§ What you will do
Leave out any pictures and transcribe all other data below exactly.

### Recorded data ###

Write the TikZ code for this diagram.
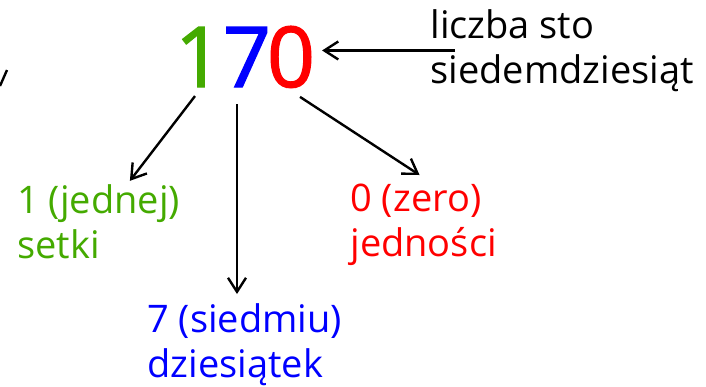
\documentclass[tikz,border=0pt]{standalone}
\usepackage{fontspec}
\setmainfont{Open Sans}
\newfontfamily\digitfont[FakeBold=1.6]{Open Sans}
\usepackage{xcolor}
\usepackage{tikz}
\usetikzlibrary{arrows.meta}
\definecolor{setkigreen}{RGB}{68,170,0}
\definecolor{dzblue}{RGB}{0,0,255}
\definecolor{jedred}{RGB}{255,0,0}
\tikzset{
  digit/.style={font=\digitfont\fontsize{42}{42}\selectfont, anchor=base},
  label/.style={font=\fontsize{19}{22.5}\selectfont, align=left, anchor=north west, inner sep=0pt},
  arr/.style={->, line width=1.2pt, >={Straight Barb[length=7pt,width=9pt]}}
}

\begin{document}
\begin{tikzpicture}[x=0.5pt,y=-0.5pt]
		\useasboundingbox (0,0) rectangle (706,386);
		% liczba
		\node[digit, text=setkigreen] (one) at (199,87) {1};
		\node[digit, text=dzblue] (seven) at (247,87) {7};
		\node[digit, text=jedred] (zero) at (291,87) {0};
		%
		\node[label] (liczba) at (430,9) {liczba sto\\siedemdziesiąt};
		\node[label, text=setkigreen] (setki) at (17,184) {1 (jednej)\\setki};
		\node[label, text=dzblue] (siedmiu) at (147,303) {7 (siedmiu)\\dziesiątek};
		\node[label, text=jedred] (jednosci) at (350,184) {0 (zero)\\jedności};
		%
		\draw[arr] ([xshift=12.5pt]liczba.west) -- (zero.east |- liczba.west);
		\draw[arr, shorten >=2pt] ([xshift=-2pt,yshift=-1pt]one.south) -- (setki);
		\draw[arr] ([xshift=-5pt,yshift=-5pt]seven.south) -- ([xshift=-5pt,yshift=4.5pt]seven.south |- siedmiu.north);
		\draw[arr] ([xshift=4.5pt,yshift=-1pt]zero.south) -- ([xshift=-2pt,yshift=4.5pt]jednosci.north);
		%
		\draw[line width=1.2pt] (0,86) -- (7,70);
	\end{tikzpicture}
\end{document}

###

§ Task answer
Write the TikZ code for this diagram.
\documentclass[tikz,border=0pt]{standalone}
\usepackage{fontspec}
\setmainfont{Open Sans}
\newfontfamily\digitfont[FakeBold=1.6]{Open Sans}
\usepackage{xcolor}
\usepackage{tikz}
\usetikzlibrary{arrows.meta}
\definecolor{setkigreen}{RGB}{68,170,0}
\definecolor{dzblue}{RGB}{0,0,255}
\definecolor{jedred}{RGB}{255,0,0}
\tikzset{
  digit/.style={font=\digitfont\fontsize{42}{42}\selectfont, anchor=base},
  label/.style={font=\fontsize{19}{22.5}\selectfont, align=left, anchor=north west, inner sep=0pt},
  arr/.style={->, line width=1.2pt, >={Straight Barb[length=7pt,width=9pt]}}
}

\begin{document}
\begin{tikzpicture}[x=0.5pt,y=-0.5pt]
		\useasboundingbox (0,0) rectangle (706,386);
		% liczba
		\node[digit, text=setkigreen] (one) at (199,87) {1};
		\node[digit, text=dzblue] (seven) at (247,87) {7};
		\node[digit, text=jedred] (zero) at (291,87) {0};
		%
		\node[label] (liczba) at (430,9) {liczba sto\\siedemdziesiąt};
		\node[label, text=setkigreen] (setki) at (17,184) {1 (jednej)\\setki};
		\node[label, text=dzblue] (siedmiu) at (147,303) {7 (siedmiu)\\dziesiątek};
		\node[label, text=jedred] (jednosci) at (350,184) {0 (zero)\\jedności};
		%
		\draw[arr] ([xshift=12.5pt]liczba.west) -- (zero.east |- liczba.west);
		\draw[arr, shorten >=2pt] ([xshift=-2pt,yshift=-1pt]one.south) -- (setki);
		\draw[arr] ([xshift=-5pt,yshift=-5pt]seven.south) -- ([xshift=-5pt,yshift=4.5pt]seven.south |- siedmiu.north);
		\draw[arr] ([xshift=4.5pt,yshift=-1pt]zero.south) -- ([xshift=-2pt,yshift=4.5pt]jednosci.north);
		%
		\draw[line width=1.2pt] (0,86) -- (7,70);
	\end{tikzpicture}
\end{document}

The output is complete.